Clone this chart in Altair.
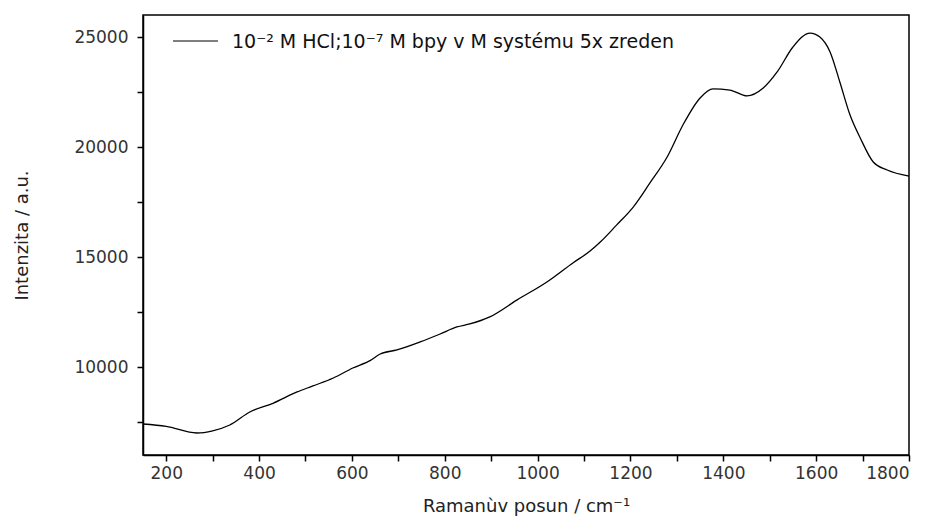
import altair as alt
import pandas as pd

raman_shift = [150, 200, 266, 300, 337, 380, 430, 482, 516, 560, 602, 640, 661, 697,
               747, 790, 826, 854, 897, 956, 1020, 1076, 1113, 1135, 1170, 1206, 1242,
               1279, 1313, 1350, 1378, 1414, 1451, 1486, 1516, 1550, 1587, 1608, 1630,
               1651, 1673, 1695, 1723, 1753, 1800]
intensity = [7410, 7300, 7000, 7100, 7365, 7955, 8350, 8865, 9140, 9500, 9955, 10300,
             10590, 10775, 11140, 11500, 11820, 11955, 12275, 13050, 13865, 14730,
             15270, 15680, 16450, 17270, 18365, 19545, 21000, 22230, 22640, 22590,
             22320, 22680, 23410, 24545, 25180, 25000, 24320, 22955, 21455, 20410,
             19320, 18955, 18680]

x_ticks = list(range(200, 1801, 100))
y_ticks = [7500, 10000, 12500, 15000, 17500, 20000, 22500, 25000]
legend_label = "10⁻² M HCl;10⁻⁷ M bpy v M systému 5x zreden"
x_title = "Ramanùv posun / cm⁻¹"
y_title = "Intenzita / a.u."

df = pd.DataFrame({"x": raman_shift, "y": intensity})
FONT = "DejaVu Sans"

line = alt.Chart(df).mark_line(color="black", strokeWidth=1.3, interpolate="monotone").encode(
    x=alt.X("x:Q", scale=alt.Scale(domain=[150, 1800], nice=False, zero=False),
            axis=alt.Axis(values=x_ticks, format="d", title=x_title,
                          labelExpr="datum.value % 200 == 0 ? datum.label : ''",
                          grid=False, domainColor="black", domainWidth=1.5,
                          tickColor="black", tickWidth=1.5, tickSize=6,
                          labelFont=FONT, labelFontSize=17, labelColor="#333",
                          labelPadding=4, titleFont=FONT, titleFontSize=18,
                          titleFontWeight="normal", titleColor="#222",
                          titlePadding=16)),
    y=alt.Y("y:Q", scale=alt.Scale(domain=[6000, 26000], nice=False, zero=False),
            axis=alt.Axis(values=y_ticks, format="d", title=y_title,
                          labelExpr="datum.value % 5000 == 0 ? datum.label : ''",
                          grid=False, domainColor="black", domainWidth=1.5,
                          tickColor="black", tickWidth=1.5, tickSize=6,
                          labelFont=FONT, labelFontSize=17, labelColor="#333",
                          labelPadding=9, titleFont=FONT, titleFontSize=18,
                          titleFontWeight="normal", titleColor="#222",
                          titleX=-112)),
)

leg_line = alt.Chart(pd.DataFrame({"a": [0]})).mark_rule(color="black", strokeWidth=1).encode(
    x=alt.value(30), x2=alt.value(75), y=alt.value(26))
leg_text = alt.Chart(pd.DataFrame({"t": [legend_label]})).mark_text(
    align="left", baseline="middle", font=FONT, fontSize=19, color="#111").encode(
    x=alt.value(89), y=alt.value(27), text="t:N")

chart = alt.layer(line, leg_line, leg_text).properties(
    width=766, height=440,
    autosize=alt.AutoSizeParams(type="none"),
    padding={"left": 143, "top": 15, "right": 26, "bottom": 72},
    background="white",
).configure_view(stroke="black", strokeWidth=1.5)

chart.save("out.html", embed_options={"renderer": "svg", "actions": False})
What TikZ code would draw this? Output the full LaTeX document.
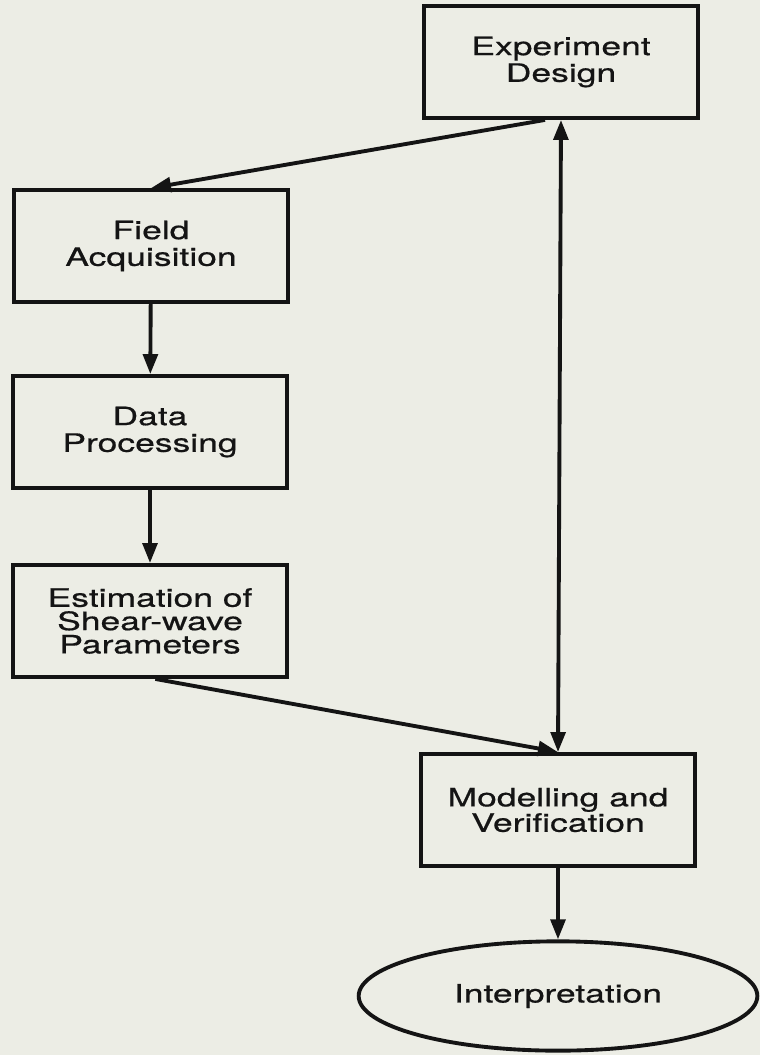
\documentclass[tikz,border=0pt]{standalone}
\usepackage{fontspec}
\newfontfamily\boxfont[FakeStretch=1.4,FakeBold=0.6]{TeX Gyre Heros}
\usetikzlibrary{arrows.meta,shapes.geometric}
\definecolor{paper}{HTML}{ECEDE5}
\definecolor{ink}{HTML}{141414}
\tikzset{
  stage/.style={draw=ink, line width=2.9pt, minimum width=206pt, minimum height=84pt,
    align=center, text=ink, font=\boxfont\fontsize{19}{20}\selectfont},
  flow/.style={draw=ink, line width=2.9pt, -{Triangle[width=11pt,length=15pt]}},
  twoway/.style={draw=ink, line width=2.9pt, {Triangle[width=11pt,length=15pt]}-{Triangle[width=11pt,length=15pt]}},
}
\begin{document}
\begin{tikzpicture}[x=0.75pt,y=-0.75pt]
        \useasboundingbox (0,0) rectangle (760,1055);
        \fill[paper] (0,0) rectangle (760,1055);

        \node[stage] (exp) at (561,62) {Experiment\\Design};
        \node[stage] (field) at (151,246) {Field\\Acquisition};
        \node[stage] (proc) at (150,432) {Data\\Processing};
        \node[stage, font=\boxfont\fontsize{19}{17.5}\selectfont] (est) at (150,621) {Estimation of\\Shear-wave\\Parameters};
        \node[stage, font=\boxfont\fontsize{19}{18}\selectfont] (model) at (558,810) {Modelling and\\Verification};
        \node[stage, ellipse, minimum width=299pt, minimum height=82pt] (interp) at (558,996) {Interpretation};

        \draw[flow] ([xshift=-12pt]exp.south) -- (field.north);
        \draw[twoway] (exp.south) -- (model.north);
        \draw[flow] (field) -- (proc);
        \draw[flow] (proc) -- (est);
        \draw[flow] ([xshift=4pt]est.south) -- (model.north);
        \draw[flow] (model) -- (interp);
    \end{tikzpicture}
\end{document}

| TO BE DONE |
Restate the whole of the material word for word without the pictures.

| SOLVED EXERCISE |
Clone this chart in Altair.
import altair as alt
import pandas as pd

raman_shift = [150, 200, 266, 300, 337, 380, 430, 482, 516, 560, 602, 640, 661, 697,
               747, 790, 826, 854, 897, 956, 1020, 1076, 1113, 1135, 1170, 1206, 1242,
               1279, 1313, 1350, 1378, 1414, 1451, 1486, 1516, 1550, 1587, 1608, 1630,
               1651, 1673, 1695, 1723, 1753, 1800]
intensity = [7410, 7300, 7000, 7100, 7365, 7955, 8350, 8865, 9140, 9500, 9955, 10300,
             10590, 10775, 11140, 11500, 11820, 11955, 12275, 13050, 13865, 14730,
             15270, 15680, 16450, 17270, 18365, 19545, 21000, 22230, 22640, 22590,
             22320, 22680, 23410, 24545, 25180, 25000, 24320, 22955, 21455, 20410,
             19320, 18955, 18680]

x_ticks = list(range(200, 1801, 100))
y_ticks = [7500, 10000, 12500, 15000, 17500, 20000, 22500, 25000]
legend_label = "10⁻² M HCl;10⁻⁷ M bpy v M systému 5x zreden"
x_title = "Ramanùv posun / cm⁻¹"
y_title = "Intenzita / a.u."

df = pd.DataFrame({"x": raman_shift, "y": intensity})
FONT = "DejaVu Sans"

line = alt.Chart(df).mark_line(color="black", strokeWidth=1.3, interpolate="monotone").encode(
    x=alt.X("x:Q", scale=alt.Scale(domain=[150, 1800], nice=False, zero=False),
            axis=alt.Axis(values=x_ticks, format="d", title=x_title,
                          labelExpr="datum.value % 200 == 0 ? datum.label : ''",
                          grid=False, domainColor="black", domainWidth=1.5,
                          tickColor="black", tickWidth=1.5, tickSize=6,
                          labelFont=FONT, labelFontSize=17, labelColor="#333",
                          labelPadding=4, titleFont=FONT, titleFontSize=18,
                          titleFontWeight="normal", titleColor="#222",
                          titlePadding=16)),
    y=alt.Y("y:Q", scale=alt.Scale(domain=[6000, 26000], nice=False, zero=False),
            axis=alt.Axis(values=y_ticks, format="d", title=y_title,
                          labelExpr="datum.value % 5000 == 0 ? datum.label : ''",
                          grid=False, domainColor="black", domainWidth=1.5,
                          tickColor="black", tickWidth=1.5, tickSize=6,
                          labelFont=FONT, labelFontSize=17, labelColor="#333",
                          labelPadding=9, titleFont=FONT, titleFontSize=18,
                          titleFontWeight="normal", titleColor="#222",
                          titleX=-112)),
)

leg_line = alt.Chart(pd.DataFrame({"a": [0]})).mark_rule(color="black", strokeWidth=1).encode(
    x=alt.value(30), x2=alt.value(75), y=alt.value(26))
leg_text = alt.Chart(pd.DataFrame({"t": [legend_label]})).mark_text(
    align="left", baseline="middle", font=FONT, fontSize=19, color="#111").encode(
    x=alt.value(89), y=alt.value(27), text="t:N")

chart = alt.layer(line, leg_line, leg_text).properties(
    width=766, height=440,
    autosize=alt.AutoSizeParams(type="none"),
    padding={"left": 143, "top": 15, "right": 26, "bottom": 72},
    background="white",
).configure_view(stroke="black", strokeWidth=1.5)

chart.save("out.html", embed_options={"renderer": "svg", "actions": False})
What TikZ code would draw this? Output the full LaTeX document.
\documentclass[tikz,border=0pt]{standalone}
\usepackage{fontspec}
\newfontfamily\boxfont[FakeStretch=1.4,FakeBold=0.6]{TeX Gyre Heros}
\usetikzlibrary{arrows.meta,shapes.geometric}
\definecolor{paper}{HTML}{ECEDE5}
\definecolor{ink}{HTML}{141414}
\tikzset{
  stage/.style={draw=ink, line width=2.9pt, minimum width=206pt, minimum height=84pt,
    align=center, text=ink, font=\boxfont\fontsize{19}{20}\selectfont},
  flow/.style={draw=ink, line width=2.9pt, -{Triangle[width=11pt,length=15pt]}},
  twoway/.style={draw=ink, line width=2.9pt, {Triangle[width=11pt,length=15pt]}-{Triangle[width=11pt,length=15pt]}},
}
\begin{document}
\begin{tikzpicture}[x=0.75pt,y=-0.75pt]
        \useasboundingbox (0,0) rectangle (760,1055);
        \fill[paper] (0,0) rectangle (760,1055);

        \node[stage] (exp) at (561,62) {Experiment\\Design};
        \node[stage] (field) at (151,246) {Field\\Acquisition};
        \node[stage] (proc) at (150,432) {Data\\Processing};
        \node[stage, font=\boxfont\fontsize{19}{17.5}\selectfont] (est) at (150,621) {Estimation of\\Shear-wave\\Parameters};
        \node[stage, font=\boxfont\fontsize{19}{18}\selectfont] (model) at (558,810) {Modelling and\\Verification};
        \node[stage, ellipse, minimum width=299pt, minimum height=82pt] (interp) at (558,996) {Interpretation};

        \draw[flow] ([xshift=-12pt]exp.south) -- (field.north);
        \draw[twoway] (exp.south) -- (model.north);
        \draw[flow] (field) -- (proc);
        \draw[flow] (proc) -- (est);
        \draw[flow] ([xshift=4pt]est.south) -- (model.north);
        \draw[flow] (model) -- (interp);
    \end{tikzpicture}
\end{document}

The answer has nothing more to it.